Regulating Tasting Room Hours

A front-page article in the April 12th Santa Rosa Press Democrat talks about county officials looking into setting limits on tasting room hours.   For years a 4 or 5 p.m. closing time was the norm but it's crept up as late as 7 p.m. now.

As to be expected the winery folks interviewed thought it wasn't necessary because they could "self-regulate" and it "would hurt business."  Another industry that can self-regulate.  Yes, as a matter of fact I am laughing right now.

The first tasting room I remember was Mayo in Sonoma Valley staying open until 6:30 p.m. when everyone else closed by 5 p.m.  Don't try to tell me folks are tasting at 6 p.m.  No, they're drinking.   Tasting rooms are not bars.  They should not be in the happy hour business.   Not too long after Mayo opened they had an inter-winery party one evening.  I asked the manager how the late closing was working and what kind of crowd she was getting.  She just rolled her eyes.

Will it hurt business?  Probably for those wineries open so late.  It's no secret in the tasting room biz that the late crowd is looser with their wallets.  I've tracked the time of day by sales dollars and the end of the day on weekends is pretty damn good.   And that's being open until 5 p.m.   I'm sure six would be even better and seven would be better still.

If a tasting room closes at 6 p.m. the folks who slip in the door at two minutes before closing aren't generally cut off but taste through a normal flight meaning they are there probably 40 minutes past the official closing time.  This means any regulation should probably be a "last call" type of rule rather than a closing time regulation, as last call at 5 p.m. is different from closing at 5 p.m.

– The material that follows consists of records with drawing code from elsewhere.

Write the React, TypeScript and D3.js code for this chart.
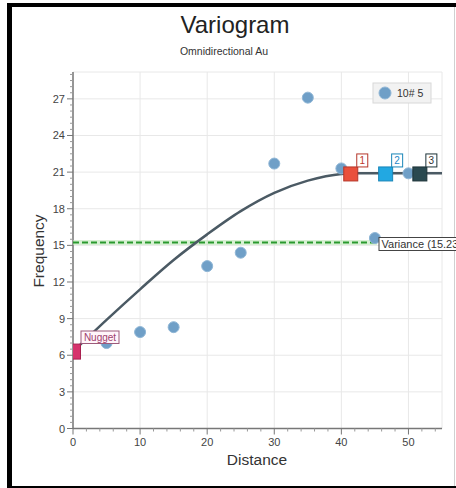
import React from "react";
import * as d3 from "d3";

const lagDistances = [5, 10, 15, 20, 25, 30, 35, 40, 45, 50];
const lagGamma = [7.0, 7.9, 8.3, 13.3, 14.4, 21.7, 27.1, 21.3, 15.6, 20.9];

const modelDistances = [0, 5, 10, 15, 20, 25, 30, 35, 40, 42, 55];
const modelGamma = [6.3, 8.9, 11.4, 13.8, 15.9, 17.8, 19.3, 20.3, 20.85, 20.9, 20.9];

const nuggetValue = 6.3;
const varianceValue = 15.23;
const varianceEnd = 45.3;
const sillValue = 20.85;
const markerDistances = [41.4, 46.6, 51.7];
const markerLabels = ["1", "2", "3"];
const markerFill = ["#e9503c", "#22a8e2", "#2a4950"];
const markerStroke = ["#b5362a", "#1a86b8", "#1d3338"];
const markerText = ["#c0392b", "#1e88c8", "#333333"];

const xTicks = [0, 10, 20, 30, 40, 50];
const yTicks = [0, 3, 6, 9, 12, 15, 18, 21, 24, 27];

const W = 456;
const H = 488;
const FONT = "Arial, 'Liberation Sans', sans-serif";

export default function App() {
  const x = d3.scaleLinear().domain([0, 55]).range([73, 442]);
  const y = d3.scaleLinear().domain([0, 29.2]).range([428.5, 72]);
  const [x0, x1] = x.range();
  const [y0, y1] = y.range();

  const yMinor = d3.range(0, 29.01, 0.5).filter((v) => v % 3 !== 0);
  const xMinor = d3.range(0, 55.01, 2).filter((v) => v % 10 !== 0);

  const line = d3
    .line<number>()
    .x((_, i) => x(modelDistances[i]))
    .y((d) => y(d))
    .curve(d3.curveMonotoneX);

  return (
    <div style={{ position: "fixed", left: 0, top: 0 }}>
      <svg width={W} height={H} style={{ display: "block", background: "#fff" }} fontFamily={FONT}>
        <defs>
          <clipPath id="plot">
            <rect x={x0} y={y1} width={x1 - x0} height={y0 - y1} />
          </clipPath>
        </defs>
        {/* frame */}
        <rect x={0} y={0} width={W} height={H} fill="#ffffff" />
        <rect x={7} y={3} width={W - 7} height={4} fill="#000" />
        <rect x={7} y={3} width={5} height={H - 3} fill="#000" />
        <rect x={7} y={486} width={W - 7} height={2} fill="#000" />
        <line x1={454.5} x2={454.5} y1={7} y2={486} stroke="#d0d0d0" />

        {/* titles */}
        <text x={235} y={33} textAnchor="middle" fontSize={24} fill="#222">Variogram</text>
        <text x={224} y={55} textAnchor="middle" fontSize={10.5} fill="#333">Omnidirectional Au</text>

        {/* grid */}
        {xTicks.concat([55]).map((t) => (
          <line key={"gx" + t} x1={x(t)} x2={x(t)} y1={y1} y2={y0} stroke="#e8e8e8" />
        ))}
        {yTicks.map((t) => (
          <line key={"gy" + t} x1={x0} x2={x1} y1={y(t)} y2={y(t)} stroke="#e8e8e8" />
        ))}
        <line x1={x0} x2={x1} y1={y1} y2={y1} stroke="#e8e8e8" />

        {/* axes */}
        <line x1={x0} x2={x0} y1={y1} y2={y0} stroke="#777" strokeWidth={1.5} />
        <line x1={x0} x2={x1} y1={y0} y2={y0} stroke="#777" strokeWidth={1.5} />
        {yTicks.map((t) => (
          <g key={"yt" + t}>
            <line x1={x0 - 6} x2={x0} y1={y(t)} y2={y(t)} stroke="#777" />
            <text x={x0 - 8} y={y(t) + 4} textAnchor="end" fontSize={11} fill="#444">{t}</text>
          </g>
        ))}
        {yMinor.map((t) => (
          <line key={"ym" + t} x1={x0 - 3} x2={x0} y1={y(t)} y2={y(t)} stroke="#999" />
        ))}
        {xTicks.map((t) => (
          <g key={"xt" + t}>
            <line x1={x(t)} x2={x(t)} y1={y0} y2={y0 + 6} stroke="#777" />
            <text x={x(t)} y={y0 + 17} textAnchor="middle" fontSize={11} fill="#444">{t}</text>
          </g>
        ))}
        {xMinor.map((t) => (
          <line key={"xm" + t} x1={x(t)} x2={x(t)} y1={y0} y2={y0 + 3} stroke="#999" />
        ))}
        <text x={257} y={465} textAnchor="middle" fontSize={15.5} fill="#333">Distance</text>
        <text transform="translate(44,251) rotate(-90)" textAnchor="middle" fontSize={15.5} fill="#333">Frequency</text>

        {/* variance line */}
        <line x1={x0} x2={x(varianceEnd)} y1={y(varianceValue)} y2={y(varianceValue)} stroke="#bfe8b8" strokeWidth={5} opacity={0.6} />
        <line x1={x0} x2={x(varianceEnd)} y1={y(varianceValue)} y2={y(varianceValue)} stroke="#2a9a2e" strokeWidth={2} strokeDasharray="6,3" />

        {/* model curve */}
        <path d={line(modelGamma) || ""} fill="none" stroke="#4b5a64" strokeWidth={2.5} clipPath="url(#plot)" />

        {/* experimental points */}
        {lagDistances.map((d, i) => (
          <circle key={"p" + i} cx={x(d)} cy={y(lagGamma[i])} r={5.5} fill="#6f9fc7" stroke="#8fb6d6" strokeWidth={1} />
        ))}

        {/* nugget */}
        <g clipPath="url(#plot)">
          <rect x={x(0) - 7.5} y={y(nuggetValue) - 7.5} width={15} height={15} fill="#d6336c" stroke="#a8204f" />
        </g>
        <rect x={81} y={331} width={38} height={12.5} fill="#fff5fa" stroke="#9c5a7a" />
        <text x={100} y={341} textAnchor="middle" fontSize={10} fill="#a0406e">Nugget</text>

        {/* structure markers */}
        {markerDistances.map((d, i) => (
          <g key={"m" + i}>
            <rect x={x(d) - 7} y={y(sillValue) - 7} width={14} height={14} fill={markerFill[i]} stroke={markerStroke[i]} />
            <rect x={x(d) + 6} y={y(sillValue) - 20} width={11} height={13} fill="#fff" stroke={markerStroke[i]} />
            <text x={x(d) + 11.5} y={y(sillValue) - 9.5} textAnchor="middle" fontSize={10} fill={markerText[i]}>{markerLabels[i]}</text>
          </g>
        ))}

        {/* variance label */}
        <rect x={379} y={237.5} width={90} height={13} fill="#fff" stroke="#444" />
        <text x={381.5} y={248} fontSize={11} fill="#333">Variance (15.23)</text>

        {/* legend */}
        <rect x={373} y={83} width={58} height={20} fill="#f2f2f2" stroke="#d8d8d8" />
        <circle cx={385} cy={93} r={6} fill="#6f9fc7" stroke="#8fb6d6" />
        <text x={397} y={97} fontSize={10.5} fill="#333">10# 5</text>
      </svg>
    </div>
  );
}
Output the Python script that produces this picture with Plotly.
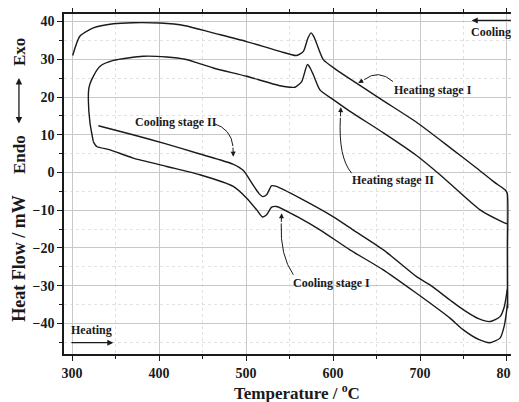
import plotly.graph_objects as go

# ---- data ----
heat1_T = [300.8, 309, 324.5, 347.5, 370, 401, 430, 462, 500.8, 539, 558, 566, 571, 574.7, 578, 581, 588.9, 604, 619.5, 658, 696, 734.5, 765, 785, 797.7, 800.3, 800.6, 800.8]
heat1_Y = [31.0, 36.1, 38.3, 39.4, 39.7, 39.6, 38.9, 37.0, 34.7, 32.1, 31.0, 32.1, 35.5, 37.0, 36.0, 34.3, 29.9, 27.2, 24.8, 19.0, 13.3, 6.6, 1.2, -2.5, -4.6, -5.5, -20.0, -36.0]

heat2_T = [324.5, 320.7, 318.8, 319.5, 322.6, 332, 347.5, 382, 408.8, 430, 462.4, 500.8, 539, 556.3, 564, 570.5, 573.5, 577.4, 585, 600.3, 619.5, 658, 696, 723, 769, 794, 800.3]
heat2_Y = [8.2, 13.1, 19.3, 22.5, 24.6, 28.1, 29.7, 30.8, 30.6, 30.0, 27.7, 25.5, 23.0, 22.6, 24.1, 28.6, 27.8, 25.9, 21.9, 19.3, 16.2, 10.5, 4.5, -0.6, -9.9, -13.0, -13.6]

cool2_T = [330.3, 370, 408, 447, 485, 497, 508, 515, 519, 523.7, 529.5, 535, 562, 600, 623, 658, 696, 711.5, 734.5, 750, 768, 780.5, 792, 797, 800.3]
cool2_Y = [12.4, 10.0, 7.6, 4.9, 2.2, 0.5, -3.3, -5.6, -6.4, -5.9, -3.5, -3.7, -6.8, -11.7, -15.2, -20.5, -27.6, -29.8, -33.8, -36.4, -38.8, -39.5, -38.2, -35.5, -31.0]

cool1_T = [324.5, 328.4, 343.7, 370.5, 408.8, 447, 485.4, 500.8, 512.3, 519, 523.7, 529.5, 535, 562, 585, 619.5, 657.8, 696, 711.5, 734.5, 749.8, 768, 780.5, 792, 797, 800.5]
cool1_Y = [8.2, 6.9, 6.0, 3.8, 1.6, -0.6, -3.7, -6.8, -9.9, -11.8, -11.2, -9.2, -9.0, -12.1, -15.2, -20.5, -25.8, -32.0, -34.6, -38.6, -41.7, -44.3, -45.1, -43.9, -40.5, -35.0]

x_ticks = [300, 400, 500, 600, 700, 800]
y_ticks = [-40, -30, -20, -10, 0, 10, 20, 30, 40]

LINE = dict(color="#1a1a1a", width=1.4, shape="spline", smoothing=0.6)
FONT = "Liberation Serif"

fig = go.Figure()
for T, Y in [(heat1_T, heat1_Y), (heat2_T, heat2_Y), (cool2_T, cool2_Y), (cool1_T, cool1_Y)]:
    fig.add_trace(go.Scatter(x=T, y=Y, mode="lines", line=LINE, showlegend=False, hoverinfo="skip"))

ann_font = dict(family=FONT, size=12, color="#1a1a1a")
title_font = dict(family=FONT, size=17, color="#1a1a1a")
annotations = [
    dict(x=782, y=37.1, text="<b>Cooling</b>", showarrow=False, font=ann_font),
    dict(x=759.5, y=40.3, ax=807.3, ay=40.3, axref="x", ayref="y", text="", showarrow=True,
         arrowhead=2, arrowsize=1, arrowwidth=1.2, arrowcolor="#1a1a1a"),
    dict(x=322.6, y=-41.7, text="<b>Heating</b>", showarrow=False, font=ann_font),
    dict(x=347.5, y=-45.1, ax=297.7, ay=-45.1, axref="x", ayref="y", text="", showarrow=True,
         arrowhead=2, arrowsize=1, arrowwidth=1.2, arrowcolor="#1a1a1a"),
    dict(x=715.3, y=21.8, text="<b>Heating stage I</b>", showarrow=False, font=ann_font),
    dict(x=669.3, y=-2.1, text="<b>Heating stage II</b>", showarrow=False, font=ann_font),
    dict(x=419.5, y=13.4, text="<b>Cooling stage II</b>", showarrow=False, font=ann_font),
    dict(x=598.5, y=-29.2, text="<b>Cooling stage I</b>", showarrow=False, font=ann_font),
    # arrowheads at leader ends
    dict(x=629, y=23.7, ax=636, ay=24.6, axref="x", ayref="y", text="", showarrow=True,
         arrowhead=2, arrowsize=1, arrowwidth=1, arrowcolor="#1a1a1a"),
    dict(x=609, y=17.3, ax=608.5, ay=14.5, axref="x", ayref="y", text="", showarrow=True,
         arrowhead=2, arrowsize=1, arrowwidth=1, arrowcolor="#1a1a1a"),
    dict(x=485.4, y=4.2, ax=485.0, ay=7.0, axref="x", ayref="y", text="", showarrow=True,
         arrowhead=2, arrowsize=1, arrowwidth=1, arrowcolor="#1a1a1a"),
    dict(x=541, y=-10.8, ax=540.5, ay=-13.5, axref="x", ayref="y", text="", showarrow=True,
         arrowhead=2, arrowsize=1, arrowwidth=1, arrowcolor="#1a1a1a"),
    # axis titles
    dict(x=-0.099, y=0.28, xref="paper", yref="paper", xanchor="center", yanchor="middle",
         text="<b>Heat Flow / mW</b>", textangle=-90, showarrow=False,
         font=dict(family=FONT, size=18, color="#1a1a1a")),
    dict(x=-0.099, y=0.588, xref="paper", yref="paper", xanchor="center", yanchor="middle",
         text="<b>Endo</b>", textangle=-90, showarrow=False, font=title_font),
    dict(x=-0.099, y=0.888, xref="paper", yref="paper", xanchor="center", yanchor="middle",
         text="<b>Exo</b>", textangle=-90, showarrow=False, font=title_font),
    dict(x=-0.099, y=0.812, xref="paper", yref="paper", ax=0, ay=47, text="", showarrow=True,
         arrowhead=2, arrowside="end+start", arrowsize=1, arrowwidth=1.3, arrowcolor="#1a1a1a"),
    dict(x=0.511, y=-0.112, xref="paper", yref="paper", xanchor="center", yanchor="middle",
         text="<b>Temperature / <sup>o</sup>C</b>", showarrow=False, font=title_font),
]

shapes = [
    dict(type="path", xref="x", yref="y", path="M 669,24.1 Q 652,27.5 636,24.6",
         line=dict(color="#1a1a1a", width=1)),
    dict(type="path", xref="x", yref="y", path="M 621.5,-0.2 Q 606,4 608.5,14.5",
         line=dict(color="#1a1a1a", width=1)),
    dict(type="path", xref="x", yref="y", path="M 463,13.0 Q 483,11.5 485,7.0",
         line=dict(color="#1a1a1a", width=1)),
    dict(type="path", xref="x", yref="y", path="M 554.4,-27.1 Q 539,-22 540.5,-13.5",
         line=dict(color="#1a1a1a", width=1)),
]

axis_common = dict(
    showline=True, linecolor="#1a1a1a", linewidth=1.5,
    ticks="outside", ticklen=5, tickwidth=1, tickcolor="#1a1a1a",
    showgrid=True, gridcolor="#c8c8c8", gridwidth=1,
    zeroline=False, automargin=False,
    tickfont=dict(family=FONT, size=14, color="#1a1a1a", weight="bold"),
)

# The page body has an 8px default margin, so the figure is sized to end at the window edge.
fig.update_layout(
    width=511, height=394,
    margin=dict(l=56, r=0, t=6, b=48, autoexpand=False),
    paper_bgcolor="white", plot_bgcolor="white",
    showlegend=False,
    annotations=annotations,
    shapes=shapes,
    xaxis=dict(range=[290.8, 813.8], tickvals=x_ticks, mirror="ticks",
               minor=dict(dtick=50, tick0=300, ticks="outside", ticklen=3, showgrid=True,
                          gridcolor="#e2e2e2", griddash="dot"),
               **axis_common),
    yaxis=dict(range=[-48.1, 42.0], tickvals=y_ticks, mirror=False,
               minor=dict(dtick=5, tick0=0, ticks="outside", ticklen=3, showgrid=True,
                          gridcolor="#e2e2e2", griddash="dot"),
               **axis_common),
)

fig.write_html("out.html")
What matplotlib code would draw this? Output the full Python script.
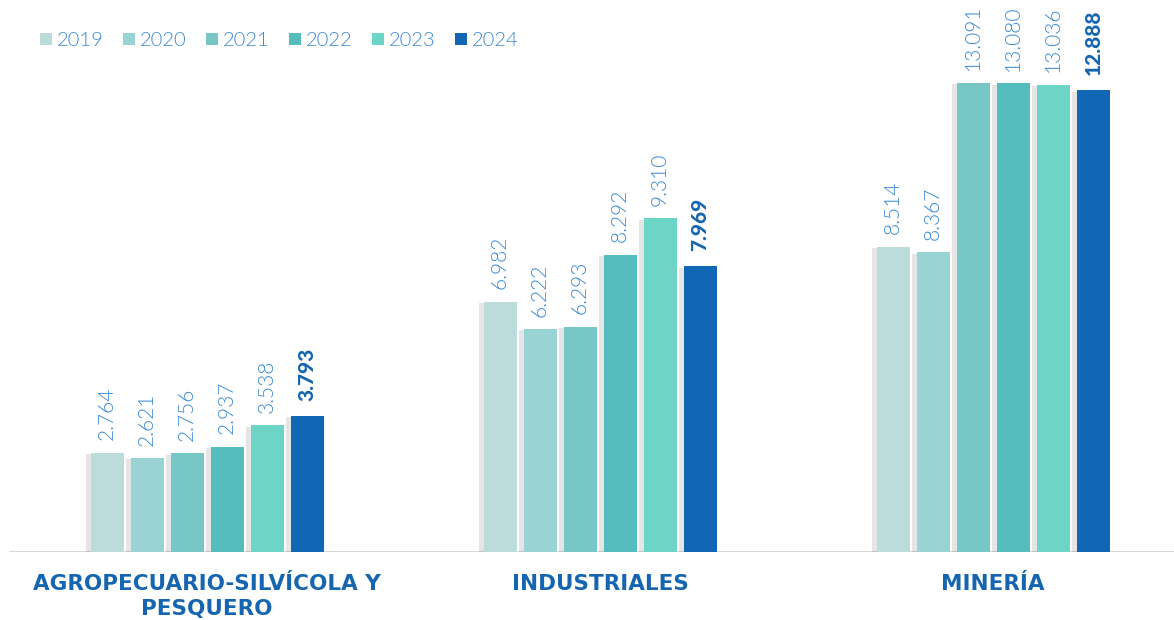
import matplotlib
matplotlib.use("Agg")
import matplotlib.pyplot as plt
import matplotlib.patheffects as pe
from matplotlib.patches import Patch
import numpy as np

categories = ["AGROPECUARIO-SILVÍCOLA Y\nPESQUERO", "INDUSTRIALES", "MINERÍA"]
years = ["2019", "2020", "2021", "2022", "2023", "2024"]
values = {
    "2019": [2.764, 6.982, 8.514],
    "2020": [2.621, 6.222, 8.367],
    "2021": [2.756, 6.293, 13.091],
    "2022": [2.937, 8.292, 13.080],
    "2023": [3.538, 9.310, 13.036],
    "2024": [3.793, 7.969, 12.888],
}
colors = ["#BCDCDC", "#9AD3D3", "#78C7C7", "#55BDBD", "#6DD5C5", "#1167B4"]
label_color = "#3A8AD4"
dark_blue = "#1565B0"

W, H = 1174, 620
fig = plt.figure(figsize=(W / 100, H / 100), dpi=100)
ax = fig.add_axes([0, 68 / H, 1, 1 - 68 / H])

x = np.arange(len(categories))
pitch = 40 / 393
width = 33 / 393

shadow = [pe.SimplePatchShadow(offset=(-3, -1), shadow_rgbFace="#000000", alpha=0.10), pe.Normal()]

for i, yr in enumerate(years):
    pos = x + (i - 2.5) * pitch
    bars = ax.bar(pos, values[yr], width=width, color=colors[i], zorder=3)
    for b in bars:
        b.set_path_effects(shadow)
    for p, v in zip(pos, values[yr]):
        txt = f"{v:.3f}"
        if yr == "2024":
            ax.annotate(txt, (p, v), xytext=(0, 11), textcoords="offset points",
                        rotation=90, ha="center", va="bottom", fontsize=15,
                        color=dark_blue, fontweight="black", family="Lato")
        else:
            ax.annotate(txt, (p, v), xytext=(0, 9), textcoords="offset points",
                        rotation=90, ha="center", va="bottom", fontsize=15,
                        color=label_color, fontweight=300, family="Lato")

ax.set_xlim(-207 / 393, (W - 207) / 393)
ax.set_ylim(0, 552 / 35.83)
ax.axhline(0, xmin=10 / W, xmax=1, color="#D5D5D5", linewidth=2, zorder=2)
for s in ax.spines.values():
    s.set_visible(False)
ax.set_yticks([])
ax.set_xticks(x)
ax.set_xticklabels(categories, fontsize=15.5, fontweight="bold", color=dark_blue,
                   family=["Liberation Sans Narrow", "DejaVu Sans"], linespacing=1.3)
ax.tick_params(axis="x", length=0, pad=16)

handles = [Patch(facecolor=c, edgecolor="none") for c in colors]
leg = fig.legend(handles, years, loc="upper left", bbox_to_anchor=(22 / W, 1 - 14 / H),
                 ncol=6, frameon=False, handlelength=0.6, handleheight=0.6,
                 handletextpad=0.25, columnspacing=0.95,
                 prop={"family": "Lato", "weight": 300, "size": 14.5})
for t in leg.get_texts():
    t.set_color(label_color)

fig.savefig("out.png", dpi=100)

In the "old days" when tasting was free the purpose was to sample the product to decide if you wish to purchase.  As there got to be more winery tasting rooms in a given area it turned into free drinking for some people so tasting fees came into being.    With these fees often ranging up to $20 and sometimes more many tasting rooms are all too happy to become a de facto wine bar.   That is, a drinking establishment.

Wine tasting should be just that.   Happy hour should be at a bar.  Wineries are not in that business I hope.